- Aim of the task -
For the copy, please give all of the data again exactly and leave the pictures out.
┌─ Supplied material
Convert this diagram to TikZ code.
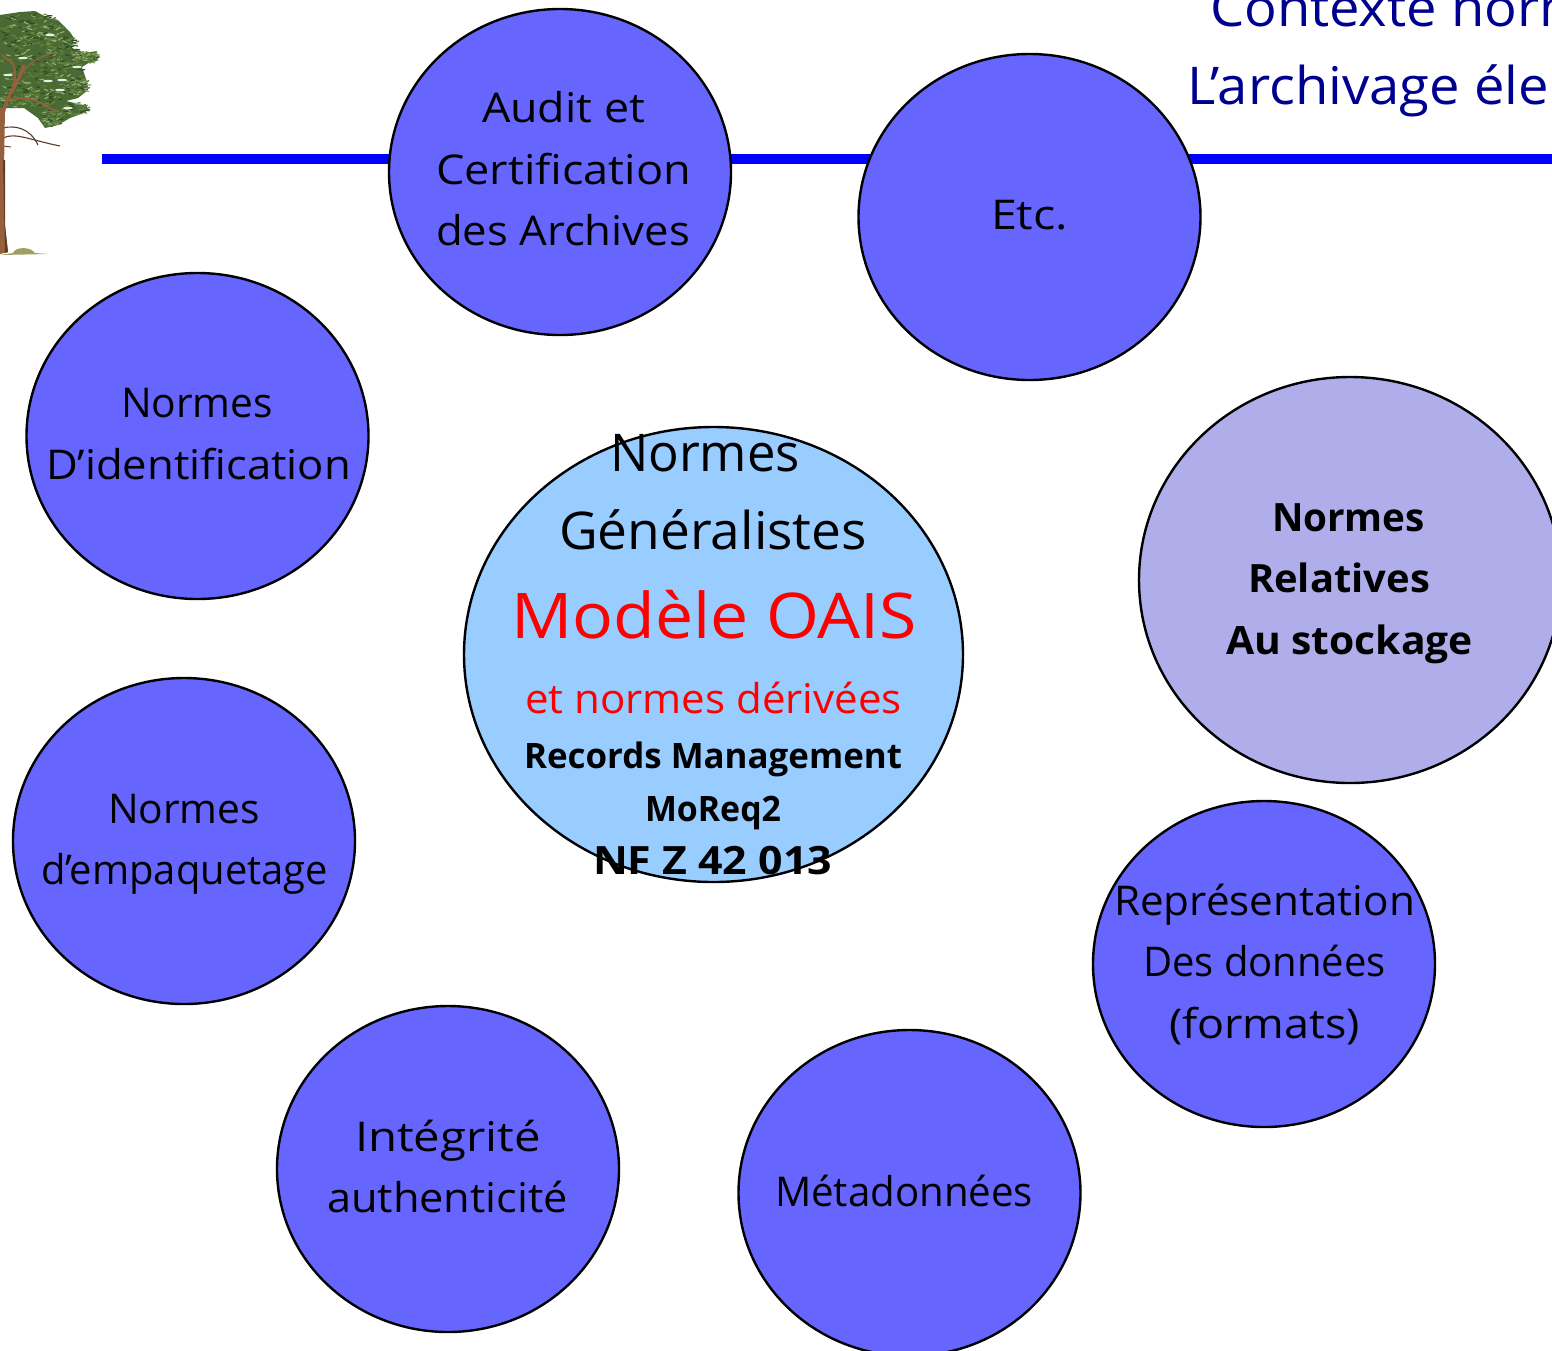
\documentclass[tikz,border=0pt]{standalone}
\usepackage{fontspec}
\usepackage{graphicx}
\setmainfont{Open Sans}
\usetikzlibrary{shapes.geometric}
\definecolor{circblue}{HTML}{6666FF}
\definecolor{circlav}{HTML}{AFAEEB}
\definecolor{circsky}{HTML}{99CCFF}
\definecolor{titleblue}{HTML}{000090}
\definecolor{rulered}{HTML}{FF0000}
\definecolor{leafa}{HTML}{4A6A34}
\definecolor{leafb}{HTML}{64853F}
\definecolor{leafc}{HTML}{93AC72}
\definecolor{leafd}{HTML}{2F4A24}
\definecolor{barkc}{HTML}{96603C}
\definecolor{barkd}{HTML}{5E3C26}
\newsavebox\lblbox
\newcommand\fitto[2]{\sbox\lblbox{#2}\pgfmathsetmacro\lblr{#1/\the\wd\lblbox}\scalebox{\lblr}[1]{\usebox\lblbox}}
\tikzset{
  x=1pt,y=-1pt,
  disc/.style={ellipse,draw=black,line width=2.4pt,inner sep=0pt,minimum width=#1},
  bluedisc/.style={disc=342pt,minimum height=326pt,fill=circblue},
  lbl/.style={anchor=base,inner sep=0pt,outer sep=0pt,text=black,font=\fontsize{41}{41}\selectfont},
  lblb/.style={lbl,font=\fontsize{39}{39}\selectfont\bfseries},
  lblbs/.style={lbl,font=\fontsize{35}{35}\selectfont\bfseries},
  lblbig/.style={lbl,font=\fontsize{52}{52}\selectfont},
  ttl/.style={lbl,anchor=base west,text=titleblue,font=\fontsize{52}{52}\selectfont},
  rubanbar/.style={line width=10pt,draw=blue}
}
\begin{document}
\begin{tikzpicture}
\useasboundingbox (0,0) rectangle (1552,1350);
\begin{scope}
\clip (0,0) rectangle (1552,1350);
\fill[white] (0,0) rectangle (1552,1350);

% tree: silhouette, then many short needle strokes
\fill[leafa] (0,15) -- (20,12) -- (35,11) -- (48,18) -- (58,20) -- (70,32) -- (74,38) -- (72,48)
  -- (85,53) -- (97,51) -- (93,60) -- (82,67) -- (87,82) -- (88,90) -- (78,98) -- (66,101)
  -- (87,106) -- (86,112) -- (70,118) -- (58,125) -- (45,128) -- (38,118) -- (24,108) -- (0,108) -- cycle;
\pgfmathsetseed{11}
\foreach \cx/\cy/\rx/\ry in {20/30/24/17,42/28/20/14,60/48/16/16,84/57/13/6,58/72/24/13,74/86/13/9,74/109/13/6,50/118/11/8,24/62/26/24,14/95/16/12,40/96/22/12}{
  \foreach \k in {1,...,70}{
    \pgfmathsetmacro\aa{rnd*360}
    \pgfmathsetmacro\rr{sqrt(rnd)}
    \pgfmathsetmacro\px{\cx+\rx*\rr*cos(\aa)}
    \pgfmathsetmacro\py{\cy+\ry*\rr*sin(\aa)}
    \pgfmathsetmacro\qx{\px+2+rnd*2.5}
    \pgfmathsetmacro\qy{\py-2+rnd*4}
    \pgfmathtruncatemacro\cc{int(rnd*5)}
    \ifcase\cc\def\dabc{leafb}\or\def\dabc{leafc}\or\def\dabc{leafd}\or\def\dabc{leafb}\or\def\dabc{leafa}\fi
    \draw[\dabc,line width=1.2pt,line cap=round] (\px,\py) -- (\qx,\qy);
  }
}
\foreach \wx/\wy in {23/58,48/81,62/80,77/67,60/90,68/108,50/35,8/75}{
  \fill[white!80!leafc] (\wx,\wy) ellipse [x radius=5,y radius=1.2];
}
\draw[barkd,line width=1.1pt] (3,128) .. controls (15,125) and (30,128) .. (38,145);
\draw[barkd,line width=1.1pt] (3,138) .. controls (15,132) and (30,140) .. (60,146);
\draw[barkd,line width=0.9pt] (3,146) -- (11,147);
\draw[barkc,line width=3.5pt] (2,118) .. controls (6,95) and (18,85) .. (24,65);
\draw[barkc,line width=1.8pt] (9,100) .. controls (25,95) and (40,100) .. (55,112);
\draw[barkc,line width=1.8pt] (13,88) .. controls (20,60) and (8,62) .. (2,55);
\draw[barkc,line width=1.2pt] (20,75) .. controls (30,62) and (42,55) .. (55,53);
\fill[barkc] (0,108) -- (5,108) -- (4,170) -- (5,225) -- (8,252) -- (0,254) -- cycle;
\fill[barkd] (3,160) -- (5,160) -- (5,225) -- (8,252) -- (5,253) -- cycle;
\fill[leafc!70!brown] (13,253) .. controls (15,247) and (30,246) .. (35,253) -- (48,254) -- (0,255) -- cycle;

% rule
\coordinate (barL) at (102,159);
\coordinate (barR) at (1552,159);
\draw[rubanbar] (barL) -- (barR);

% title
\node[ttl] (title1) at (1210,26) {\fitto{380}{Contexte norm}};
\node[ttl] (title2) at (1187,104) {\fitto{362}{L’archivage éle}};

% discs
\node[bluedisc] (audit) at (560,172) {};
\node[bluedisc] (etc) at (1029.5,217) {};
\node[bluedisc] (ident) at (197.5,436) {};
\node[bluedisc] (empaq) at (184,841) {};
\node[bluedisc] (integ) at (448,1169) {};
\node[bluedisc] (meta) at (909.5,1193) {};
\node[bluedisc] (repr) at (1264,964) {};
\node[disc=422pt,minimum height=406pt,fill=circlav] (stock) at (1350,580) {};
\node[disc=499pt,minimum height=455pt,fill=circsky] (gen) at (713.5,654.5) {};

% labels
\node[lbl] (t1) at (563.5,122) {\fitto{163}{Audit et}};
\node[lbl] (t2) at (563.5,184) {\fitto{255}{Certification}};
\node[lbl] (t3) at (563,245) {\fitto{254}{des Archives}};
\node[lbl] (t4) at (1029.5,229) {\fitto{77}{Etc.}};
\node[lbl] (t5) at (197,417) {\fitto{152}{Normes}};
\node[lbl] (t6) at (198.5,479) {\fitto{305}{D’identification}};
\node[lbl] (t7) at (184,823) {\fitto{152}{Normes}};
\node[lbl] (t8) at (184.5,884) {\fitto{287}{d’empaquetage}};
\node[lbl] (t9) at (448,1151) {\fitto{186}{Intégrité}};
\node[lbl] (t10) at (447.5,1212) {\fitto{241}{authenticité}};
\node[lbl] (t11) at (904,1206) {\fitto{258}{Métadonnées}};
\node[lbl] (t12) at (1264.5,915) {\fitto{301}{Représentation}};
\node[lbl] (t13) at (1264.5,976) {\fitto{243}{Des données}};
\node[lbl] (t14) at (1264.5,1038) {\fitto{191}{(formats)}};
\node[lblb] (t15) at (1348.5,531) {\fitto{153}{Normes}};
\node[lblb] (t16) at (1339,592) {\fitto{182}{Relatives}};
\node[lblb] (t17) at (1349.5,654) {\fitto{247}{Au stockage}};
\node[lblbig] (t18) at (705,471) {\fitto{190}{Normes}};
\node[lblbig] (t19) at (713,549) {\fitto{308}{Généralistes}};
\node[lbl,text=rulered,font=\fontsize{63}{63}\selectfont] (t20) at (714,638) {\fitto{406}{Modèle OAIS}};
\node[lbl,text=rulered] (t21) at (713.5,713) {\fitto{377}{et normes dérivées}};
\node[lblbs] (t22) at (713,768) {\fitto{378}{Records Management}};
\node[lblbs] (t23) at (713,821) {\fitto{136}{MoReq2}};
\node[lblb] (t24) at (712.5,874) {\fitto{239}{NF Z 42 013}};
\end{scope}
\end{tikzpicture}
\end{document}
└─
- Reply -
Convert this diagram to TikZ code.
\documentclass[tikz,border=0pt]{standalone}
\usepackage{fontspec}
\usepackage{graphicx}
\setmainfont{Open Sans}
\usetikzlibrary{shapes.geometric}
\definecolor{circblue}{HTML}{6666FF}
\definecolor{circlav}{HTML}{AFAEEB}
\definecolor{circsky}{HTML}{99CCFF}
\definecolor{titleblue}{HTML}{000090}
\definecolor{rulered}{HTML}{FF0000}
\definecolor{leafa}{HTML}{4A6A34}
\definecolor{leafb}{HTML}{64853F}
\definecolor{leafc}{HTML}{93AC72}
\definecolor{leafd}{HTML}{2F4A24}
\definecolor{barkc}{HTML}{96603C}
\definecolor{barkd}{HTML}{5E3C26}
\newsavebox\lblbox
\newcommand\fitto[2]{\sbox\lblbox{#2}\pgfmathsetmacro\lblr{#1/\the\wd\lblbox}\scalebox{\lblr}[1]{\usebox\lblbox}}
\tikzset{
  x=1pt,y=-1pt,
  disc/.style={ellipse,draw=black,line width=2.4pt,inner sep=0pt,minimum width=#1},
  bluedisc/.style={disc=342pt,minimum height=326pt,fill=circblue},
  lbl/.style={anchor=base,inner sep=0pt,outer sep=0pt,text=black,font=\fontsize{41}{41}\selectfont},
  lblb/.style={lbl,font=\fontsize{39}{39}\selectfont\bfseries},
  lblbs/.style={lbl,font=\fontsize{35}{35}\selectfont\bfseries},
  lblbig/.style={lbl,font=\fontsize{52}{52}\selectfont},
  ttl/.style={lbl,anchor=base west,text=titleblue,font=\fontsize{52}{52}\selectfont},
  rubanbar/.style={line width=10pt,draw=blue}
}
\begin{document}
\begin{tikzpicture}
\useasboundingbox (0,0) rectangle (1552,1350);
\begin{scope}
\clip (0,0) rectangle (1552,1350);
\fill[white] (0,0) rectangle (1552,1350);

% tree: silhouette, then many short needle strokes
\fill[leafa] (0,15) -- (20,12) -- (35,11) -- (48,18) -- (58,20) -- (70,32) -- (74,38) -- (72,48)
  -- (85,53) -- (97,51) -- (93,60) -- (82,67) -- (87,82) -- (88,90) -- (78,98) -- (66,101)
  -- (87,106) -- (86,112) -- (70,118) -- (58,125) -- (45,128) -- (38,118) -- (24,108) -- (0,108) -- cycle;
\pgfmathsetseed{11}
\foreach \cx/\cy/\rx/\ry in {20/30/24/17,42/28/20/14,60/48/16/16,84/57/13/6,58/72/24/13,74/86/13/9,74/109/13/6,50/118/11/8,24/62/26/24,14/95/16/12,40/96/22/12}{
  \foreach \k in {1,...,70}{
    \pgfmathsetmacro\aa{rnd*360}
    \pgfmathsetmacro\rr{sqrt(rnd)}
    \pgfmathsetmacro\px{\cx+\rx*\rr*cos(\aa)}
    \pgfmathsetmacro\py{\cy+\ry*\rr*sin(\aa)}
    \pgfmathsetmacro\qx{\px+2+rnd*2.5}
    \pgfmathsetmacro\qy{\py-2+rnd*4}
    \pgfmathtruncatemacro\cc{int(rnd*5)}
    \ifcase\cc\def\dabc{leafb}\or\def\dabc{leafc}\or\def\dabc{leafd}\or\def\dabc{leafb}\or\def\dabc{leafa}\fi
    \draw[\dabc,line width=1.2pt,line cap=round] (\px,\py) -- (\qx,\qy);
  }
}
\foreach \wx/\wy in {23/58,48/81,62/80,77/67,60/90,68/108,50/35,8/75}{
  \fill[white!80!leafc] (\wx,\wy) ellipse [x radius=5,y radius=1.2];
}
\draw[barkd,line width=1.1pt] (3,128) .. controls (15,125) and (30,128) .. (38,145);
\draw[barkd,line width=1.1pt] (3,138) .. controls (15,132) and (30,140) .. (60,146);
\draw[barkd,line width=0.9pt] (3,146) -- (11,147);
\draw[barkc,line width=3.5pt] (2,118) .. controls (6,95) and (18,85) .. (24,65);
\draw[barkc,line width=1.8pt] (9,100) .. controls (25,95) and (40,100) .. (55,112);
\draw[barkc,line width=1.8pt] (13,88) .. controls (20,60) and (8,62) .. (2,55);
\draw[barkc,line width=1.2pt] (20,75) .. controls (30,62) and (42,55) .. (55,53);
\fill[barkc] (0,108) -- (5,108) -- (4,170) -- (5,225) -- (8,252) -- (0,254) -- cycle;
\fill[barkd] (3,160) -- (5,160) -- (5,225) -- (8,252) -- (5,253) -- cycle;
\fill[leafc!70!brown] (13,253) .. controls (15,247) and (30,246) .. (35,253) -- (48,254) -- (0,255) -- cycle;

% rule
\coordinate (barL) at (102,159);
\coordinate (barR) at (1552,159);
\draw[rubanbar] (barL) -- (barR);

% title
\node[ttl] (title1) at (1210,26) {\fitto{380}{Contexte norm}};
\node[ttl] (title2) at (1187,104) {\fitto{362}{L’archivage éle}};

% discs
\node[bluedisc] (audit) at (560,172) {};
\node[bluedisc] (etc) at (1029.5,217) {};
\node[bluedisc] (ident) at (197.5,436) {};
\node[bluedisc] (empaq) at (184,841) {};
\node[bluedisc] (integ) at (448,1169) {};
\node[bluedisc] (meta) at (909.5,1193) {};
\node[bluedisc] (repr) at (1264,964) {};
\node[disc=422pt,minimum height=406pt,fill=circlav] (stock) at (1350,580) {};
\node[disc=499pt,minimum height=455pt,fill=circsky] (gen) at (713.5,654.5) {};

% labels
\node[lbl] (t1) at (563.5,122) {\fitto{163}{Audit et}};
\node[lbl] (t2) at (563.5,184) {\fitto{255}{Certification}};
\node[lbl] (t3) at (563,245) {\fitto{254}{des Archives}};
\node[lbl] (t4) at (1029.5,229) {\fitto{77}{Etc.}};
\node[lbl] (t5) at (197,417) {\fitto{152}{Normes}};
\node[lbl] (t6) at (198.5,479) {\fitto{305}{D’identification}};
\node[lbl] (t7) at (184,823) {\fitto{152}{Normes}};
\node[lbl] (t8) at (184.5,884) {\fitto{287}{d’empaquetage}};
\node[lbl] (t9) at (448,1151) {\fitto{186}{Intégrité}};
\node[lbl] (t10) at (447.5,1212) {\fitto{241}{authenticité}};
\node[lbl] (t11) at (904,1206) {\fitto{258}{Métadonnées}};
\node[lbl] (t12) at (1264.5,915) {\fitto{301}{Représentation}};
\node[lbl] (t13) at (1264.5,976) {\fitto{243}{Des données}};
\node[lbl] (t14) at (1264.5,1038) {\fitto{191}{(formats)}};
\node[lblb] (t15) at (1348.5,531) {\fitto{153}{Normes}};
\node[lblb] (t16) at (1339,592) {\fitto{182}{Relatives}};
\node[lblb] (t17) at (1349.5,654) {\fitto{247}{Au stockage}};
\node[lblbig] (t18) at (705,471) {\fitto{190}{Normes}};
\node[lblbig] (t19) at (713,549) {\fitto{308}{Généralistes}};
\node[lbl,text=rulered,font=\fontsize{63}{63}\selectfont] (t20) at (714,638) {\fitto{406}{Modèle OAIS}};
\node[lbl,text=rulered] (t21) at (713.5,713) {\fitto{377}{et normes dérivées}};
\node[lblbs] (t22) at (713,768) {\fitto{378}{Records Management}};
\node[lblbs] (t23) at (713,821) {\fitto{136}{MoReq2}};
\node[lblb] (t24) at (712.5,874) {\fitto{239}{NF Z 42 013}};
\end{scope}
\end{tikzpicture}
\end{document}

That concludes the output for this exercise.